35. Based on the considerations of fact and law set forth above, and without prejudging on the merits, the Inter-American Commission concludes that the petition satisfies the admissibility requirements set out at Articles 46 and 47 of the American Convention and accordingly






1. To declare the petition admissible in relation to the alleged violations of the rights protected at Articles 5(1), 8(1), and 25 of the Convention, in conjunction with Article 1(1) of that treaty, with respect to the alleged victim and her family members.


2. To notify the parties of this decision.

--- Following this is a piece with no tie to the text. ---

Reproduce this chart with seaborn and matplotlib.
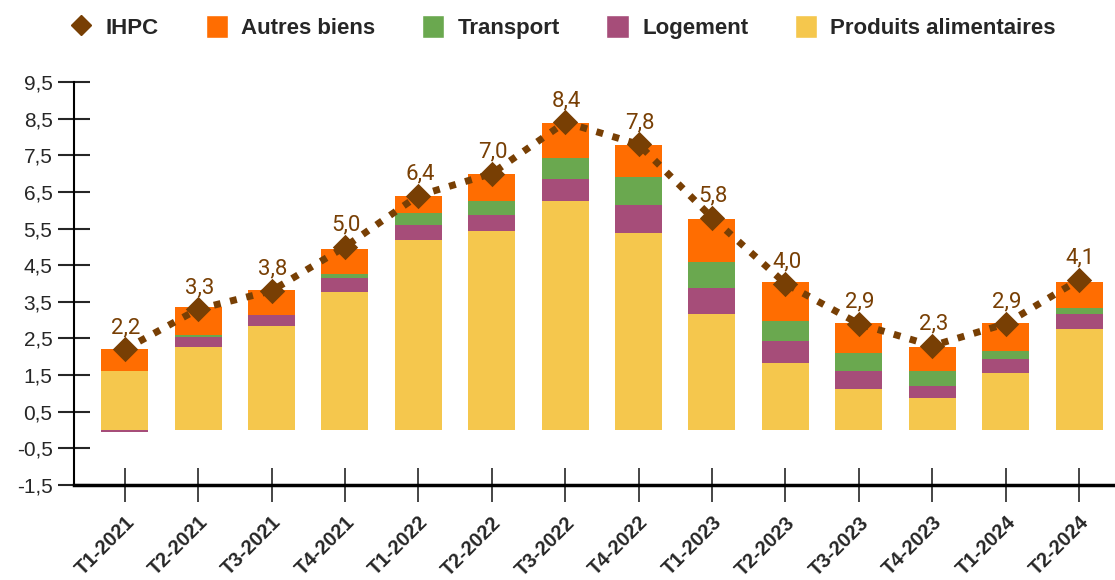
import numpy as np
import pandas as pd
import seaborn as sns
import matplotlib.pyplot as plt
import matplotlib.transforms as mtrans
from matplotlib.lines import Line2D
from matplotlib.patches import Patch

trimestres = ["T1-2021", "T2-2021", "T3-2021", "T4-2021", "T1-2022", "T2-2022", "T3-2022",
              "T4-2022", "T1-2023", "T2-2023", "T3-2023", "T4-2023", "T1-2024", "T2-2024"]
alimentaires = [1.62, 2.27, 2.85, 3.77, 5.18, 5.44, 6.25, 5.39, 3.18, 1.83, 1.13, 0.87, 1.57, 2.75]
logement = [-0.05, 0.28, 0.28, 0.37, 0.41, 0.43, 0.59, 0.75, 0.70, 0.60, 0.49, 0.33, 0.37, 0.43]
transport = [0.0, 0.05, 0.0, 0.11, 0.33, 0.38, 0.59, 0.76, 0.70, 0.54, 0.49, 0.42, 0.22, 0.16]
autres = [0.60, 0.75, 0.70, 0.70, 0.48, 0.74, 0.95, 0.89, 1.17, 1.07, 0.80, 0.65, 0.75, 0.70]
ihpc = [2.2, 3.3, 3.8, 5.0, 6.4, 7.0, 8.4, 7.8, 5.8, 4.0, 2.9, 2.3, 2.9, 4.1]

couleurs = {"Produits alimentaires": "#f5c74d", "Logement": "#a64d79",
            "Transport": "#6aa84f", "Autres biens": "#ff6d01"}
brun = "#783f04"

sns.set_style("white")
plt.rcParams["font.family"] = ["Liberation Sans", "DejaVu Sans"]

fig = plt.figure(figsize=(11.15, 5.8), dpi=100)
ax = fig.add_axes([0.0664, 0.1638, 0.9336, 0.6948])

series = [("Produits alimentaires", alimentaires), ("Logement", logement),
          ("Transport", transport), ("Autres biens", autres)]
pos = np.zeros(len(trimestres))
neg = np.zeros(len(trimestres))
for nom, vals in series:
    vals = np.array(vals)
    bottom = np.where(vals >= 0, pos, neg)
    sns.barplot(x=trimestres, y=vals, bottom=bottom, color=couleurs[nom], width=0.64,
                saturation=1, ax=ax, edgecolor="none")
    pos = pos + np.clip(vals, 0, None)
    neg = neg + np.clip(vals, None, 0)

sns.pointplot(x=trimestres, y=ihpc, color=brun, markers="D", linestyles=":",
              markersize=9.5, linewidth=5, ax=ax)
for ln in ax.lines:
    ln.set_dashes([1.0, 1.4])
    ln.set_dash_capstyle("butt")
    ln.set_zorder(5)

for i, v in enumerate(ihpc):
    ax.annotate(f"{v:.1f}".replace(".", ","), (i, v), xytext=(1, 8), textcoords="offset points",
                ha="center", va="bottom", color=brun, fontsize=16, family="Roboto", zorder=6)

ax.set_xlim(-0.69, 13.49)
ax.set_ylim(-1.5, 9.5)
yt = np.arange(-1.5, 9.6, 1.0)
ax.set_yticks(yt)
ax.set_yticklabels([f"{t:.1f}".replace(".", ",") for t in yt], fontsize=15)
ax.set_xticks(range(len(trimestres)))
decal = mtrans.ScaledTranslation(10 / 100, 0, fig.dpi_scale_trans)
for lab in ax.set_xticklabels(trimestres, rotation=45, ha="right", rotation_mode="anchor",
                              fontsize=14.5, fontweight="bold"):
    lab.set_transform(lab.get_transform() + decal)
ax.tick_params(axis="y", direction="inout", length=23, width=1.5, pad=4, left=True)
ax.tick_params(axis="x", direction="inout", length=24, width=1.2, pad=8, bottom=True)
for s in ["top", "right"]:
    ax.spines[s].set_visible(False)
ax.spines["left"].set_linewidth(1.5)
ax.spines["bottom"].set_linewidth(2.5)
ax.spines["left"].set_color("black")
ax.spines["bottom"].set_color("black")
ax.set_xlabel("")
ax.set_ylabel("")

handles = [Line2D([], [], marker="D", color=brun, linestyle="none", markersize=10)]
labels = ["IHPC"]
for nom in ["Autres biens", "Transport", "Logement", "Produits alimentaires"]:
    handles.append(Patch(facecolor=couleurs[nom]))
    labels.append(nom)
fig.legend(handles, labels, loc="center", bbox_to_anchor=(0.505, 0.953), ncol=5, frameon=False,
           prop={"weight": "bold", "size": 16}, handlelength=1.0, handleheight=1.15,
           columnspacing=2.1, handletextpad=0.6)

fig.savefig("out.png", dpi=100)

3. To publish this decision and include it in its Annual Report to the OAS General Assembly.

Done and signed in the city of Washington, D.C.,on the 2nd day of the month of November, 2011. (Signed): Dinah Shelton, President; Rodrigo Escobar Gil, Second Vice-President; Paulo Sérgio Pinheiro, Felipe González, Luz Patricia Mejía Guerrero, and María Silvia Guillén, Commissioners.


[1] In keeping with Article 17(2)(a) of the Commission’s Rules of Procedure, Commissioner José de Jesús Orozco Henríquez, of Mexican nationality, did not participate in the deliberations or decision in the instant case.

[2] See IACHR, Report No. 128/01, Case 12,367, Mauricio Herrera Ulloa and Fernán Vargas Rohrmoser of the Diario “La Nación” (Costa Rica), December 3, 2001, para. 50; Report No. 4/04, Petition 12,324, Rubén Luis Godoy (Argentina), February 24, 2004, para. 43; Report No. 32/07, Petition 429-05, Juan Patricio Marileo Saravia et al. (Chile), April 23, 2007, para. 54.

[3] See IACHR, Report No. 31/03, Case 12,195, Mario Alberto Jara Oñate et al. (Chile), March 7, 2003, para. 41; Report No. 4/04, Petition 12,324, Rubén Luis Godoy (Argentina), February 24, 2004, para. 43; Petition 429-05, Juan Patricio Marileo Saravia et al. (Chile), April 23, 2007, para. 54; Petition 581-05, Víctor Manuel Ancalaf LLaupe (Chile), May 2, 2007, para. 46.